Start of Data block
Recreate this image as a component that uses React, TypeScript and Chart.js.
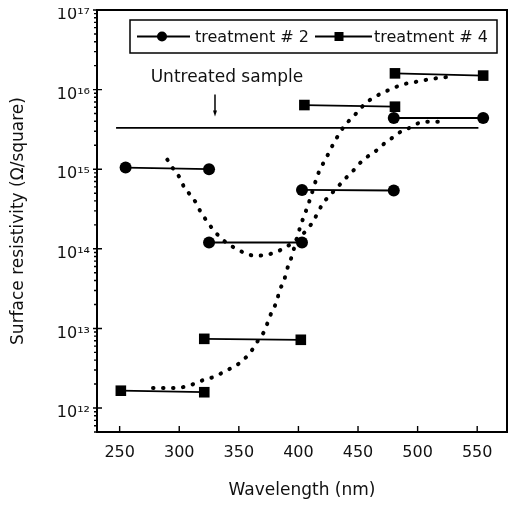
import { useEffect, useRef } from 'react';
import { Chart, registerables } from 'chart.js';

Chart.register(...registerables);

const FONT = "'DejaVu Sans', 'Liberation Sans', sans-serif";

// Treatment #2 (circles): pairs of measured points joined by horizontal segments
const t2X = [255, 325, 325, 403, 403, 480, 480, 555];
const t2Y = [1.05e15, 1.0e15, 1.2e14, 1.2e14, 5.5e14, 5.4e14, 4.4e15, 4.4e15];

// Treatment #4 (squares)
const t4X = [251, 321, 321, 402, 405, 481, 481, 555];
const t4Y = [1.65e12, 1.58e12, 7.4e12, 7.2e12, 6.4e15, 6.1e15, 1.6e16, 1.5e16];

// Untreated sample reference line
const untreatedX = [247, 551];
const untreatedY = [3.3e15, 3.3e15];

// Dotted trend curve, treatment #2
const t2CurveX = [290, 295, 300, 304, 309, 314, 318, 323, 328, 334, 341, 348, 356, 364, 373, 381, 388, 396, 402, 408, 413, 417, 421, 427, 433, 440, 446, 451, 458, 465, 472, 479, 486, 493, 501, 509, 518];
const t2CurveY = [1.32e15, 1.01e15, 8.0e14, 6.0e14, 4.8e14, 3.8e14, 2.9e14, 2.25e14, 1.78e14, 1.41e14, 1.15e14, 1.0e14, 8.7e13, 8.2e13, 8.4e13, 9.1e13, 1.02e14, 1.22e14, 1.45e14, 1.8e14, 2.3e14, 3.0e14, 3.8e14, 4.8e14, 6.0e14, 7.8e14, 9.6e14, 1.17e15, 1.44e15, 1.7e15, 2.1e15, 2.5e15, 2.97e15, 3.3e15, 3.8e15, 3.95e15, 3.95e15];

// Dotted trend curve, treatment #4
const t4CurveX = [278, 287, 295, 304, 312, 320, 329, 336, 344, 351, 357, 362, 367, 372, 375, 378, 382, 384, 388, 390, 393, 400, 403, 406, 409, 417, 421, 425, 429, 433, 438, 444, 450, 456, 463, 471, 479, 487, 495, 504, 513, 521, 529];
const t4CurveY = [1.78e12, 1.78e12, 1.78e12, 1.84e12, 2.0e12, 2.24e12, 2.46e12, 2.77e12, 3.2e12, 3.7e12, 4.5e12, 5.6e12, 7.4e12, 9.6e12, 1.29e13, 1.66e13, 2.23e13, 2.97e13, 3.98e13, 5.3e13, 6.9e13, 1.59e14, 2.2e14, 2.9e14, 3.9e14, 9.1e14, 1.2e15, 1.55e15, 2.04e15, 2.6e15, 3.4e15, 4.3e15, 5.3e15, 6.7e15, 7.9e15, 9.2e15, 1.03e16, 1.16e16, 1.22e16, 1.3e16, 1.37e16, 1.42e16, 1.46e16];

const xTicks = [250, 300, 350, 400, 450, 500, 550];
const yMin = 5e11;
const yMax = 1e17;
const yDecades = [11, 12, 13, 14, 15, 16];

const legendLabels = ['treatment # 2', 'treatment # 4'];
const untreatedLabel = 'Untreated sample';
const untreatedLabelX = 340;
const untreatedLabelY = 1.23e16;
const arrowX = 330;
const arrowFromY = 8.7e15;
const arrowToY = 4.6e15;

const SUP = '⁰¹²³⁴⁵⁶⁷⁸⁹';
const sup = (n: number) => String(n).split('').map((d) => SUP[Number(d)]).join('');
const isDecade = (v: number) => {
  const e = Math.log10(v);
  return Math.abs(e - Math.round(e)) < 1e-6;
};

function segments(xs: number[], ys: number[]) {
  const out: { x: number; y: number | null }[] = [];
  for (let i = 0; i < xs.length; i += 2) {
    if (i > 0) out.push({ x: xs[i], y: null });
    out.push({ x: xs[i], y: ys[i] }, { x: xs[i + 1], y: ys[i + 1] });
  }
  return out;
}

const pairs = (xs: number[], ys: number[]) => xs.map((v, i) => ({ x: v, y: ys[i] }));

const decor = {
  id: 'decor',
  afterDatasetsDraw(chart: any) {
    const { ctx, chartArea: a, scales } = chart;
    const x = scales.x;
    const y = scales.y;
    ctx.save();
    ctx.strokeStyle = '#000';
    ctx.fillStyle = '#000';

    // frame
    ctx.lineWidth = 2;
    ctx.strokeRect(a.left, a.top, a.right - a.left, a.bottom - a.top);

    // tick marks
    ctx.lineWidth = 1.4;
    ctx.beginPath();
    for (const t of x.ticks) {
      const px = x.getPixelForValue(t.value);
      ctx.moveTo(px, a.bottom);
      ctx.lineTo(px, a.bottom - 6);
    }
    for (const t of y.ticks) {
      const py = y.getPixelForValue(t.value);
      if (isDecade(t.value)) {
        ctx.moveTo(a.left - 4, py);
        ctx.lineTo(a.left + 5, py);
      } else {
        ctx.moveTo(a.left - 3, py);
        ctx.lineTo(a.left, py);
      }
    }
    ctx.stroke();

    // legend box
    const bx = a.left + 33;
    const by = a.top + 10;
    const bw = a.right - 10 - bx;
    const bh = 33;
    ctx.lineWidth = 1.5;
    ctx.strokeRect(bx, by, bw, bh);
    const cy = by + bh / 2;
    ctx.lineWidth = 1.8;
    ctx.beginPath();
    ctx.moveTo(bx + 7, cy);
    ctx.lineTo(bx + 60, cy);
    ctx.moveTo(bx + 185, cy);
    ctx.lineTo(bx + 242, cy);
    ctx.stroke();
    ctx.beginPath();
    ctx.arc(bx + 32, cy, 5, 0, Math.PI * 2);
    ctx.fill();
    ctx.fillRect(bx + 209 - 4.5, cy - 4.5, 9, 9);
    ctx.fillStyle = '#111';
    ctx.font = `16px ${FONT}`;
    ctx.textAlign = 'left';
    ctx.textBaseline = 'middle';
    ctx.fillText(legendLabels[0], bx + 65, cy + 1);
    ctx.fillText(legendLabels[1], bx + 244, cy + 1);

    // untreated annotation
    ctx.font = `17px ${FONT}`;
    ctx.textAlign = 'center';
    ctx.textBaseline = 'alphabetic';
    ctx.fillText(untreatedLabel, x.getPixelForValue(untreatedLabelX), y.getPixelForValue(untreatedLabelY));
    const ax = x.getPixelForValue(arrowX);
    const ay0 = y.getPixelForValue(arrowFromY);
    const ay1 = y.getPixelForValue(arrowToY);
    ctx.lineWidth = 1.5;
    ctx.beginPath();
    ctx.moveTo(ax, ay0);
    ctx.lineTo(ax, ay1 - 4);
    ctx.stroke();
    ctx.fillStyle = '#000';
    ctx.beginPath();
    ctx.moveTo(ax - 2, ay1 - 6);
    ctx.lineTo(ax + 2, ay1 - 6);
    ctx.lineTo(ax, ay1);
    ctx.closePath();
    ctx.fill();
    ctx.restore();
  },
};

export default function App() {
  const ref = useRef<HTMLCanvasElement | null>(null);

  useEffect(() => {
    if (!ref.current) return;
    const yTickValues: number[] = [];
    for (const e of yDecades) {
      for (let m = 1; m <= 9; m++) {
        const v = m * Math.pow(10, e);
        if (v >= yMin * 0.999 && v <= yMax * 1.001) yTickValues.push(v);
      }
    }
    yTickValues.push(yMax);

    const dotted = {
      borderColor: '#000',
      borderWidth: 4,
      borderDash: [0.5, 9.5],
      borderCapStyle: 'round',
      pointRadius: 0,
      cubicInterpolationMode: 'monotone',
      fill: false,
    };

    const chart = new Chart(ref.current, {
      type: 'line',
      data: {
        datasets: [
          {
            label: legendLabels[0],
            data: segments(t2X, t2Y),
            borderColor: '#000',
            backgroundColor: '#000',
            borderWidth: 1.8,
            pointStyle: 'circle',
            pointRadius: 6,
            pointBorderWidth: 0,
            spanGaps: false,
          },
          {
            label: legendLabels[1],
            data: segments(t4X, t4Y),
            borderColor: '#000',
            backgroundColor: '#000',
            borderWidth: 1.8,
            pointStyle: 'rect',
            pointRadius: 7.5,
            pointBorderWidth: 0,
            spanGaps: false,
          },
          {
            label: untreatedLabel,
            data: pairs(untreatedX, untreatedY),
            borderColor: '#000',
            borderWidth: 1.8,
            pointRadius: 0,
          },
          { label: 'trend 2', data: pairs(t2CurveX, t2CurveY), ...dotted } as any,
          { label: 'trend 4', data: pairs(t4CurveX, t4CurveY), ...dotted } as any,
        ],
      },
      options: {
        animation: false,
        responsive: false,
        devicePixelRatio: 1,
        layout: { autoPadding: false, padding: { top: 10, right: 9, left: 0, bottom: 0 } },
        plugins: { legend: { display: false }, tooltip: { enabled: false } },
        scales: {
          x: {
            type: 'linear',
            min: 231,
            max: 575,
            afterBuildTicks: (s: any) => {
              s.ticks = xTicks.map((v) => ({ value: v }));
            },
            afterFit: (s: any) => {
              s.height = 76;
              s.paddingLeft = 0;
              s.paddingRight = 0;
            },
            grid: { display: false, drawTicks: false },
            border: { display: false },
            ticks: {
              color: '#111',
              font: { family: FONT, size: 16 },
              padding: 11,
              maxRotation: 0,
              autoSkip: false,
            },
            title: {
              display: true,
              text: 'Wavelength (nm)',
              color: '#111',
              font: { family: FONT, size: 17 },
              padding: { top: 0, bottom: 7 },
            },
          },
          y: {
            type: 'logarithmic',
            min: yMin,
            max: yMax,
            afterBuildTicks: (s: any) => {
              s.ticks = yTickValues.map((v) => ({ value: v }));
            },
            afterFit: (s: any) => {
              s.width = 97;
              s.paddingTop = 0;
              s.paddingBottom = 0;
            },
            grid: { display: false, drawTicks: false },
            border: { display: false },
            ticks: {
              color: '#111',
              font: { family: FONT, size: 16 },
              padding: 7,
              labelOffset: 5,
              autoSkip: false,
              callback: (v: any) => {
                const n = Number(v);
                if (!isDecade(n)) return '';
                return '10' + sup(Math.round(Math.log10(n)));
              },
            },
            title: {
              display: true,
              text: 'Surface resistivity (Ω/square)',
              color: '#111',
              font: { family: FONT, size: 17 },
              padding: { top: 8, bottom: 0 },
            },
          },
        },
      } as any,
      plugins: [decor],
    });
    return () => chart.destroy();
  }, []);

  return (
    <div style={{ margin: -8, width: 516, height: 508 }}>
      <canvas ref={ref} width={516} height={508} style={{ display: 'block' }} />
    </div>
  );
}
End of Data block
▶ [What to produce] Make an exact copy of the lines from the top of the material through the line with "6.1e15, 1.6e16, 1.5e16];", pictures excluded.

▶ [Result]
Recreate this image as a component that uses React, TypeScript and Chart.js.
import { useEffect, useRef } from 'react';
import { Chart, registerables } from 'chart.js';

Chart.register(...registerables);

const FONT = "'DejaVu Sans', 'Liberation Sans', sans-serif";

// Treatment #2 (circles): pairs of measured points joined by horizontal segments
const t2X = [255, 325, 325, 403, 403, 480, 480, 555];
const t2Y = [1.05e15, 1.0e15, 1.2e14, 1.2e14, 5.5e14, 5.4e14, 4.4e15, 4.4e15];

// Treatment #4 (squares)
const t4X = [251, 321, 321, 402, 405, 481, 481, 555];
const t4Y = [1.65e12, 1.58e12, 7.4e12, 7.2e12, 6.4e15, 6.1e15, 1.6e16, 1.5e16];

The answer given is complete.